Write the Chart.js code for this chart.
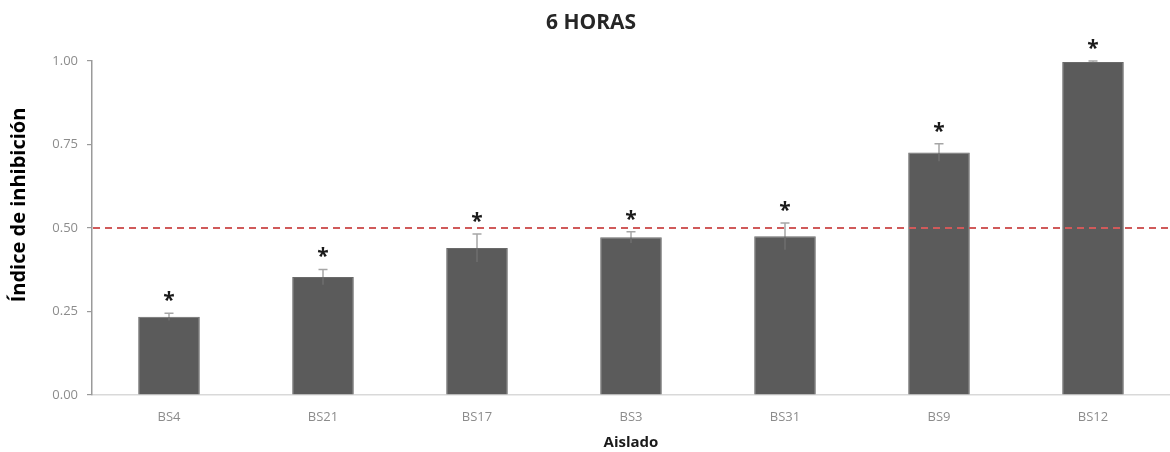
<!DOCTYPE html>
<html>
<head>
<meta charset="utf-8">
<title>6 HORAS</title>
<script src="https://cdn.jsdelivr.net/npm/chart.js@4/dist/chart.umd.min.js"></script>
<style>
  html, body { margin: 0; padding: 0; background: #fff; }
  #wrap { width: 1170px; height: 452px; position: relative; }
</style>
</head>
<body>
<div id="wrap"><canvas id="chart" width="1170" height="452"></canvas></div>
<script>
// Inhibition index per isolate after 6 hours
const categories = ['BS4', 'BS21', 'BS17', 'BS3', 'BS31', 'BS9', 'BS12'];
const meanValues = [0.234, 0.353, 0.440, 0.472, 0.475, 0.726, 0.997];
const errorValues = [0.011, 0.023, 0.042, 0.017, 0.040, 0.026, 0.003];
const significance = ['*', '*', '*', '*', '*', '*', '*'];
const yTicks = [0, 0.25, 0.5, 0.75, 1.0];
const threshold = 0.5;

const FONT = "'Open Sans', 'DejaVu Sans', sans-serif";

// Error bars, significance marks, threshold line and titles
const overlay = {
  id: 'overlay',
  afterDatasetsDraw(chart) {
    const { ctx, chartArea, scales } = chart;
    const y = scales.y;
    const meta = chart.getDatasetMeta(0);
    ctx.save();
    meta.data.forEach((bar, i) => {
      const cx = bar.x;
      const top = y.getPixelForValue(meanValues[i] + errorValues[i]);
      const mid = y.getPixelForValue(meanValues[i]);
      const low = y.getPixelForValue(meanValues[i] - errorValues[i]);
      ctx.lineWidth = 1.5;
      ctx.strokeStyle = '#6e6e6e';
      ctx.beginPath(); ctx.moveTo(cx, mid); ctx.lineTo(cx, low); ctx.stroke();
      ctx.strokeStyle = '#a6a6a6';
      ctx.beginPath();
      ctx.moveTo(cx, mid); ctx.lineTo(cx, top);
      ctx.moveTo(cx - 4.5, top); ctx.lineTo(cx + 4.5, top);
      ctx.stroke();
      ctx.fillStyle = '#1a1a1a';
      ctx.font = "bold 21px " + FONT;
      ctx.textAlign = 'center';
      ctx.textBaseline = 'middle';
      ctx.fillText(significance[i], cx, top - 12);
    });
    // 0.5 threshold
    const ty = y.getPixelForValue(threshold);
    ctx.strokeStyle = '#d05a5a';
    ctx.lineWidth = 1.8;
    ctx.setLineDash([7, 5]);
    ctx.beginPath();
    ctx.moveTo(chartArea.left + 1, ty);
    ctx.lineTo(chart.width, ty);
    ctx.stroke();
    ctx.setLineDash([]);
    // chart title
    ctx.fillStyle = '#262626';
    ctx.font = "bold 21px " + FONT;
    ctx.textAlign = 'center';
    ctx.textBaseline = 'middle';
    ctx.fillText('6 HORAS', 591, 23);
    // y axis title
    ctx.translate(19, 205);
    ctx.rotate(-Math.PI / 2);
    ctx.fillStyle = '#000';
    ctx.font = "bold 20px " + FONT;
    ctx.fillText('Índice de inhibición', 0, 0);
    ctx.restore();
  }
};

new Chart(document.getElementById('chart'), {
  type: 'bar',
  data: {
    labels: categories,
    datasets: [{
      data: meanValues,
      backgroundColor: '#5b5b5b',
      borderColor: '#6a6a6a',
      borderWidth: 1,
      categoryPercentage: 1.0,
      barPercentage: 0.40
    }]
  },
  options: {
    responsive: false,
    animation: false,
    devicePixelRatio: 1,
    layout: { padding: { top: 61, right: 0, bottom: 0, left: 0 } },
    plugins: {
      legend: { display: false },
      tooltip: { enabled: false },
      title: { display: false }
    },
    scales: {
      x: {
        grid: { display: false, drawTicks: false },
        border: { display: true, color: '#d9d9d9', width: 1.5 },
        ticks: {
          color: '#8c8c8c',
          font: { family: FONT, size: 13 },
          padding: 14
        },
        title: {
          display: true,
          text: 'Aislado',
          color: '#1a1a1a',
          font: { family: FONT, size: 15, weight: 'bold' },
          padding: { top: 0, bottom: 0 }
        },
        afterFit(scale) { scale.height = 57; }
      },
      y: {
        min: 0,
        max: 1,
        afterBuildTicks(scale) { scale.ticks = yTicks.map(v => ({ value: v })); },
        grid: {
          display: true,
          drawOnChartArea: false,
          drawTicks: true,
          tickLength: 5,
          color: '#9a9a9a',
          lineWidth: 1.2
        },
        border: { display: true, color: '#9a9a9a', width: 1.5 },
        ticks: {
          color: '#8c8c8c',
          font: { family: FONT, size: 13 },
          padding: 9,
          callback: v => Number(v).toFixed(2)
        },
        title: { display: false },
        afterFit(scale) { scale.width = 92; }
      }
    }
  },
  plugins: [overlay]
});
</script>
</body>
</html>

━━━━━━━━━━━━━━━━

Repeat the data exactly in full, omitting its pictures.

Write the Chart.js code for this chart.
<!DOCTYPE html>
<html>
<head>
<meta charset="utf-8">
<title>6 HORAS</title>
<script src="https://cdn.jsdelivr.net/npm/chart.js@4/dist/chart.umd.min.js"></script>
<style>
  html, body { margin: 0; padding: 0; background: #fff; }
  #wrap { width: 1170px; height: 452px; position: relative; }
</style>
</head>
<body>
<div id="wrap"><canvas id="chart" width="1170" height="452"></canvas></div>
<script>
// Inhibition index per isolate after 6 hours
const categories = ['BS4', 'BS21', 'BS17', 'BS3', 'BS31', 'BS9', 'BS12'];
const meanValues = [0.234, 0.353, 0.440, 0.472, 0.475, 0.726, 0.997];
const errorValues = [0.011, 0.023, 0.042, 0.017, 0.040, 0.026, 0.003];
const significance = ['*', '*', '*', '*', '*', '*', '*'];
const yTicks = [0, 0.25, 0.5, 0.75, 1.0];
const threshold = 0.5;

const FONT = "'Open Sans', 'DejaVu Sans', sans-serif";

// Error bars, significance marks, threshold line and titles
const overlay = {
  id: 'overlay',
  afterDatasetsDraw(chart) {
    const { ctx, chartArea, scales } = chart;
    const y = scales.y;
    const meta = chart.getDatasetMeta(0);
    ctx.save();
    meta.data.forEach((bar, i) => {
      const cx = bar.x;
      const top = y.getPixelForValue(meanValues[i] + errorValues[i]);
      const mid = y.getPixelForValue(meanValues[i]);
      const low = y.getPixelForValue(meanValues[i] - errorValues[i]);
      ctx.lineWidth = 1.5;
      ctx.strokeStyle = '#6e6e6e';
      ctx.beginPath(); ctx.moveTo(cx, mid); ctx.lineTo(cx, low); ctx.stroke();
      ctx.strokeStyle = '#a6a6a6';
      ctx.beginPath();
      ctx.moveTo(cx, mid); ctx.lineTo(cx, top);
      ctx.moveTo(cx - 4.5, top); ctx.lineTo(cx + 4.5, top);
      ctx.stroke();
      ctx.fillStyle = '#1a1a1a';
      ctx.font = "bold 21px " + FONT;
      ctx.textAlign = 'center';
      ctx.textBaseline = 'middle';
      ctx.fillText(significance[i], cx, top - 12);
    });
    // 0.5 threshold
    const ty = y.getPixelForValue(threshold);
    ctx.strokeStyle = '#d05a5a';
    ctx.lineWidth = 1.8;
    ctx.setLineDash([7, 5]);
    ctx.beginPath();
    ctx.moveTo(chartArea.left + 1, ty);
    ctx.lineTo(chart.width, ty);
    ctx.stroke();
    ctx.setLineDash([]);
    // chart title
    ctx.fillStyle = '#262626';
    ctx.font = "bold 21px " + FONT;
    ctx.textAlign = 'center';
    ctx.textBaseline = 'middle';
    ctx.fillText('6 HORAS', 591, 23);
    // y axis title
    ctx.translate(19, 205);
    ctx.rotate(-Math.PI / 2);
    ctx.fillStyle = '#000';
    ctx.font = "bold 20px " + FONT;
    ctx.fillText('Índice de inhibición', 0, 0);
    ctx.restore();
  }
};

new Chart(document.getElementById('chart'), {
  type: 'bar',
  data: {
    labels: categories,
    datasets: [{
      data: meanValues,
      backgroundColor: '#5b5b5b',
      borderColor: '#6a6a6a',
      borderWidth: 1,
      categoryPercentage: 1.0,
      barPercentage: 0.40
    }]
  },
  options: {
    responsive: false,
    animation: false,
    devicePixelRatio: 1,
    layout: { padding: { top: 61, right: 0, bottom: 0, left: 0 } },
    plugins: {
      legend: { display: false },
      tooltip: { enabled: false },
      title: { display: false }
    },
    scales: {
      x: {
        grid: { display: false, drawTicks: false },
        border: { display: true, color: '#d9d9d9', width: 1.5 },
        ticks: {
          color: '#8c8c8c',
          font: { family: FONT, size: 13 },
          padding: 14
        },
        title: {
          display: true,
          text: 'Aislado',
          color: '#1a1a1a',
          font: { family: FONT, size: 15, weight: 'bold' },
          padding: { top: 0, bottom: 0 }
        },
        afterFit(scale) { scale.height = 57; }
      },
      y: {
        min: 0,
        max: 1,
        afterBuildTicks(scale) { scale.ticks = yTicks.map(v => ({ value: v })); },
        grid: {
          display: true,
          drawOnChartArea: false,
          drawTicks: true,
          tickLength: 5,
          color: '#9a9a9a',
          lineWidth: 1.2
        },
        border: { display: true, color: '#9a9a9a', width: 1.5 },
        ticks: {
          color: '#8c8c8c',
          font: { family: FONT, size: 13 },
          padding: 9,
          callback: v => Number(v).toFixed(2)
        },
        title: { display: false },
        afterFit(scale) { scale.width = 92; }
      }
    }
  },
  plugins: [overlay]
});
</script>
</body>
</html>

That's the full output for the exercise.